start Stored data

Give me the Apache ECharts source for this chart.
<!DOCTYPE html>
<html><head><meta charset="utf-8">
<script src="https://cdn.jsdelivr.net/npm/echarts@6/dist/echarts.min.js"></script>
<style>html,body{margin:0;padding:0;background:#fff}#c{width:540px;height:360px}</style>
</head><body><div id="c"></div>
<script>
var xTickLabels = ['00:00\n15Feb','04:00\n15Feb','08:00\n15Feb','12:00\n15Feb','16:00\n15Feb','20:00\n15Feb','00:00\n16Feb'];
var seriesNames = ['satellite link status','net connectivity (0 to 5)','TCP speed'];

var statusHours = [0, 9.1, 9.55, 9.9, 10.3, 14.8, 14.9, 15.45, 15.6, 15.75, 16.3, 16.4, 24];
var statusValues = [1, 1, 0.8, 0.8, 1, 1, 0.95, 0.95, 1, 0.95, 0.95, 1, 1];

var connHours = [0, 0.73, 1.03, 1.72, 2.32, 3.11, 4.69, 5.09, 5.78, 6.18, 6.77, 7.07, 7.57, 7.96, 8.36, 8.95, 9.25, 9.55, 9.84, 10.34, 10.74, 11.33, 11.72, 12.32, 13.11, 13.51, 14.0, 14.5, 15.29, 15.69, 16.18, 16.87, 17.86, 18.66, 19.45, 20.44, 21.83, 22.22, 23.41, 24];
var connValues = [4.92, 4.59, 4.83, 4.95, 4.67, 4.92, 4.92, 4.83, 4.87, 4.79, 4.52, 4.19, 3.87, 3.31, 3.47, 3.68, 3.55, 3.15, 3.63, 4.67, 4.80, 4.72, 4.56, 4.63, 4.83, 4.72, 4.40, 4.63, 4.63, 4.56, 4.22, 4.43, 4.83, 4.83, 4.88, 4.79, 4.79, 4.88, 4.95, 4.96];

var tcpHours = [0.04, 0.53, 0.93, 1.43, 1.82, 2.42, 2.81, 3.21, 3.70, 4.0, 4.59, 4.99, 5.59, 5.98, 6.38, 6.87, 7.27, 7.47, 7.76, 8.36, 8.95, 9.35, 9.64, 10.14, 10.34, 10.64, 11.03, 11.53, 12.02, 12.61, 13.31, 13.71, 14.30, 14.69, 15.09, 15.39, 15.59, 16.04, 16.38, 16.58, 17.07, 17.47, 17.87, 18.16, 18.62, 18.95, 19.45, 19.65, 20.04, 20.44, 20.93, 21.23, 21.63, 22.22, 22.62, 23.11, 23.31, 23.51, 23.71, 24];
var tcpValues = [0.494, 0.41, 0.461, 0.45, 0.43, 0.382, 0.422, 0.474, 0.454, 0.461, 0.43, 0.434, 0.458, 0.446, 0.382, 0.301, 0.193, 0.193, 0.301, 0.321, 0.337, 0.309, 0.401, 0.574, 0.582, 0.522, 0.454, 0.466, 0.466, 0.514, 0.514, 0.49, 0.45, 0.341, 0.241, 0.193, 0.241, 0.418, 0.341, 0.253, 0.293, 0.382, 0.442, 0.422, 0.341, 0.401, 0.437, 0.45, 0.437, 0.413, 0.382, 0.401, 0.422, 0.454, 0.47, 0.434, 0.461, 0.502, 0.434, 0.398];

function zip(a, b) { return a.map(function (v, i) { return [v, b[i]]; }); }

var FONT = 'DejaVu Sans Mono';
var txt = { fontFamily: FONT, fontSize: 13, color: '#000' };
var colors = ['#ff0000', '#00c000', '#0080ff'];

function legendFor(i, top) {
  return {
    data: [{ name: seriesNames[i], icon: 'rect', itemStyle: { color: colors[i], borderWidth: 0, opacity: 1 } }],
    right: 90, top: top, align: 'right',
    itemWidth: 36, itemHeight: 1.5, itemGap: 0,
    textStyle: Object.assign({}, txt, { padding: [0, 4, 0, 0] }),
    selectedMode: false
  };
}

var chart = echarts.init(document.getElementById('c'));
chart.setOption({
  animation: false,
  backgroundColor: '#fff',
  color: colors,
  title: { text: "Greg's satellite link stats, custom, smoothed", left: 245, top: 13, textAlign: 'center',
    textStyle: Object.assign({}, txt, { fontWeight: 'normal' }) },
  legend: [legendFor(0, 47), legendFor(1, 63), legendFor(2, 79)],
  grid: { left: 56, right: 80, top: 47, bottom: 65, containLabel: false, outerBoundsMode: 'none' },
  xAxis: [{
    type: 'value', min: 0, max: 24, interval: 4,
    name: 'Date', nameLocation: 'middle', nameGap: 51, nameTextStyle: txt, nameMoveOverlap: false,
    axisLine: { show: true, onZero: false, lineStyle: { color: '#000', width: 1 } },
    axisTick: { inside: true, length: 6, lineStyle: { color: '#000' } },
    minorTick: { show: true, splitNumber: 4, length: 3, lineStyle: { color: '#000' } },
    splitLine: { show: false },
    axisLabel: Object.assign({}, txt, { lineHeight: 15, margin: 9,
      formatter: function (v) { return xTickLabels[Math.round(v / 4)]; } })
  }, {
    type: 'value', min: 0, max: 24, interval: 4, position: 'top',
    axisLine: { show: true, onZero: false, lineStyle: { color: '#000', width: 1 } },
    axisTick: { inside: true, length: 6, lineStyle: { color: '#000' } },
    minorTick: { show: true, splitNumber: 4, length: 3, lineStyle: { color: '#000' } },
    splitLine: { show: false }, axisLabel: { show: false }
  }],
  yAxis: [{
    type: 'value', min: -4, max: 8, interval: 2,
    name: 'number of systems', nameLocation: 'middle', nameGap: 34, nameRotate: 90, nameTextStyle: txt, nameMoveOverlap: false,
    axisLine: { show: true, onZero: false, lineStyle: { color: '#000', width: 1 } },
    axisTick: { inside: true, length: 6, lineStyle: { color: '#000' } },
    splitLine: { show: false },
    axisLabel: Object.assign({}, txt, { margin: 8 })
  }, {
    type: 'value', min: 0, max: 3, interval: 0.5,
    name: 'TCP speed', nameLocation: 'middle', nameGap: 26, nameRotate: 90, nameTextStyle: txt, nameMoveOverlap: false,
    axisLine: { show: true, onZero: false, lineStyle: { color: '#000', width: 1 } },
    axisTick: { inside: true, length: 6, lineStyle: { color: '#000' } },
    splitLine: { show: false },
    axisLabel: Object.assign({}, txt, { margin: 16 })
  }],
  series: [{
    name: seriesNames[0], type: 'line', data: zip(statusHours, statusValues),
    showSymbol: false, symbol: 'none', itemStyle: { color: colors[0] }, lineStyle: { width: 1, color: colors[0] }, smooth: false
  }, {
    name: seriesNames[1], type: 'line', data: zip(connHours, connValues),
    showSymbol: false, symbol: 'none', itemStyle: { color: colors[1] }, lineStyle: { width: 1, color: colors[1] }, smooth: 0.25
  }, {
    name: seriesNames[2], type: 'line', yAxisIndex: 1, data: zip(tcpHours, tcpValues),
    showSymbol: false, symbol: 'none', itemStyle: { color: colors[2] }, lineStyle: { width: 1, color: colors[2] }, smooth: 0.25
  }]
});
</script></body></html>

end Stored data

### What to produce
Your task is to repeat the data exactly, with nothing left out.

### Completed exercise
Give me the Apache ECharts source for this chart.
<!DOCTYPE html>
<html><head><meta charset="utf-8">
<script src="https://cdn.jsdelivr.net/npm/echarts@6/dist/echarts.min.js"></script>
<style>html,body{margin:0;padding:0;background:#fff}#c{width:540px;height:360px}</style>
</head><body><div id="c"></div>
<script>
var xTickLabels = ['00:00\n15Feb','04:00\n15Feb','08:00\n15Feb','12:00\n15Feb','16:00\n15Feb','20:00\n15Feb','00:00\n16Feb'];
var seriesNames = ['satellite link status','net connectivity (0 to 5)','TCP speed'];

var statusHours = [0, 9.1, 9.55, 9.9, 10.3, 14.8, 14.9, 15.45, 15.6, 15.75, 16.3, 16.4, 24];
var statusValues = [1, 1, 0.8, 0.8, 1, 1, 0.95, 0.95, 1, 0.95, 0.95, 1, 1];

var connHours = [0, 0.73, 1.03, 1.72, 2.32, 3.11, 4.69, 5.09, 5.78, 6.18, 6.77, 7.07, 7.57, 7.96, 8.36, 8.95, 9.25, 9.55, 9.84, 10.34, 10.74, 11.33, 11.72, 12.32, 13.11, 13.51, 14.0, 14.5, 15.29, 15.69, 16.18, 16.87, 17.86, 18.66, 19.45, 20.44, 21.83, 22.22, 23.41, 24];
var connValues = [4.92, 4.59, 4.83, 4.95, 4.67, 4.92, 4.92, 4.83, 4.87, 4.79, 4.52, 4.19, 3.87, 3.31, 3.47, 3.68, 3.55, 3.15, 3.63, 4.67, 4.80, 4.72, 4.56, 4.63, 4.83, 4.72, 4.40, 4.63, 4.63, 4.56, 4.22, 4.43, 4.83, 4.83, 4.88, 4.79, 4.79, 4.88, 4.95, 4.96];

var tcpHours = [0.04, 0.53, 0.93, 1.43, 1.82, 2.42, 2.81, 3.21, 3.70, 4.0, 4.59, 4.99, 5.59, 5.98, 6.38, 6.87, 7.27, 7.47, 7.76, 8.36, 8.95, 9.35, 9.64, 10.14, 10.34, 10.64, 11.03, 11.53, 12.02, 12.61, 13.31, 13.71, 14.30, 14.69, 15.09, 15.39, 15.59, 16.04, 16.38, 16.58, 17.07, 17.47, 17.87, 18.16, 18.62, 18.95, 19.45, 19.65, 20.04, 20.44, 20.93, 21.23, 21.63, 22.22, 22.62, 23.11, 23.31, 23.51, 23.71, 24];
var tcpValues = [0.494, 0.41, 0.461, 0.45, 0.43, 0.382, 0.422, 0.474, 0.454, 0.461, 0.43, 0.434, 0.458, 0.446, 0.382, 0.301, 0.193, 0.193, 0.301, 0.321, 0.337, 0.309, 0.401, 0.574, 0.582, 0.522, 0.454, 0.466, 0.466, 0.514, 0.514, 0.49, 0.45, 0.341, 0.241, 0.193, 0.241, 0.418, 0.341, 0.253, 0.293, 0.382, 0.442, 0.422, 0.341, 0.401, 0.437, 0.45, 0.437, 0.413, 0.382, 0.401, 0.422, 0.454, 0.47, 0.434, 0.461, 0.502, 0.434, 0.398];

function zip(a, b) { return a.map(function (v, i) { return [v, b[i]]; }); }

var FONT = 'DejaVu Sans Mono';
var txt = { fontFamily: FONT, fontSize: 13, color: '#000' };
var colors = ['#ff0000', '#00c000', '#0080ff'];

function legendFor(i, top) {
  return {
    data: [{ name: seriesNames[i], icon: 'rect', itemStyle: { color: colors[i], borderWidth: 0, opacity: 1 } }],
    right: 90, top: top, align: 'right',
    itemWidth: 36, itemHeight: 1.5, itemGap: 0,
    textStyle: Object.assign({}, txt, { padding: [0, 4, 0, 0] }),
    selectedMode: false
  };
}

var chart = echarts.init(document.getElementById('c'));
chart.setOption({
  animation: false,
  backgroundColor: '#fff',
  color: colors,
  title: { text: "Greg's satellite link stats, custom, smoothed", left: 245, top: 13, textAlign: 'center',
    textStyle: Object.assign({}, txt, { fontWeight: 'normal' }) },
  legend: [legendFor(0, 47), legendFor(1, 63), legendFor(2, 79)],
  grid: { left: 56, right: 80, top: 47, bottom: 65, containLabel: false, outerBoundsMode: 'none' },
  xAxis: [{
    type: 'value', min: 0, max: 24, interval: 4,
    name: 'Date', nameLocation: 'middle', nameGap: 51, nameTextStyle: txt, nameMoveOverlap: false,
    axisLine: { show: true, onZero: false, lineStyle: { color: '#000', width: 1 } },
    axisTick: { inside: true, length: 6, lineStyle: { color: '#000' } },
    minorTick: { show: true, splitNumber: 4, length: 3, lineStyle: { color: '#000' } },
    splitLine: { show: false },
    axisLabel: Object.assign({}, txt, { lineHeight: 15, margin: 9,
      formatter: function (v) { return xTickLabels[Math.round(v / 4)]; } })
  }, {
    type: 'value', min: 0, max: 24, interval: 4, position: 'top',
    axisLine: { show: true, onZero: false, lineStyle: { color: '#000', width: 1 } },
    axisTick: { inside: true, length: 6, lineStyle: { color: '#000' } },
    minorTick: { show: true, splitNumber: 4, length: 3, lineStyle: { color: '#000' } },
    splitLine: { show: false }, axisLabel: { show: false }
  }],
  yAxis: [{
    type: 'value', min: -4, max: 8, interval: 2,
    name: 'number of systems', nameLocation: 'middle', nameGap: 34, nameRotate: 90, nameTextStyle: txt, nameMoveOverlap: false,
    axisLine: { show: true, onZero: false, lineStyle: { color: '#000', width: 1 } },
    axisTick: { inside: true, length: 6, lineStyle: { color: '#000' } },
    splitLine: { show: false },
    axisLabel: Object.assign({}, txt, { margin: 8 })
  }, {
    type: 'value', min: 0, max: 3, interval: 0.5,
    name: 'TCP speed', nameLocation: 'middle', nameGap: 26, nameRotate: 90, nameTextStyle: txt, nameMoveOverlap: false,
    axisLine: { show: true, onZero: false, lineStyle: { color: '#000', width: 1 } },
    axisTick: { inside: true, length: 6, lineStyle: { color: '#000' } },
    splitLine: { show: false },
    axisLabel: Object.assign({}, txt, { margin: 16 })
  }],
  series: [{
    name: seriesNames[0], type: 'line', data: zip(statusHours, statusValues),
    showSymbol: false, symbol: 'none', itemStyle: { color: colors[0] }, lineStyle: { width: 1, color: colors[0] }, smooth: false
  }, {
    name: seriesNames[1], type: 'line', data: zip(connHours, connValues),
    showSymbol: false, symbol: 'none', itemStyle: { color: colors[1] }, lineStyle: { width: 1, color: colors[1] }, smooth: 0.25
  }, {
    name: seriesNames[2], type: 'line', yAxisIndex: 1, data: zip(tcpHours, tcpValues),
    showSymbol: false, symbol: 'none', itemStyle: { color: colors[2] }, lineStyle: { width: 1, color: colors[2] }, smooth: 0.25
  }]
});
</script></body></html>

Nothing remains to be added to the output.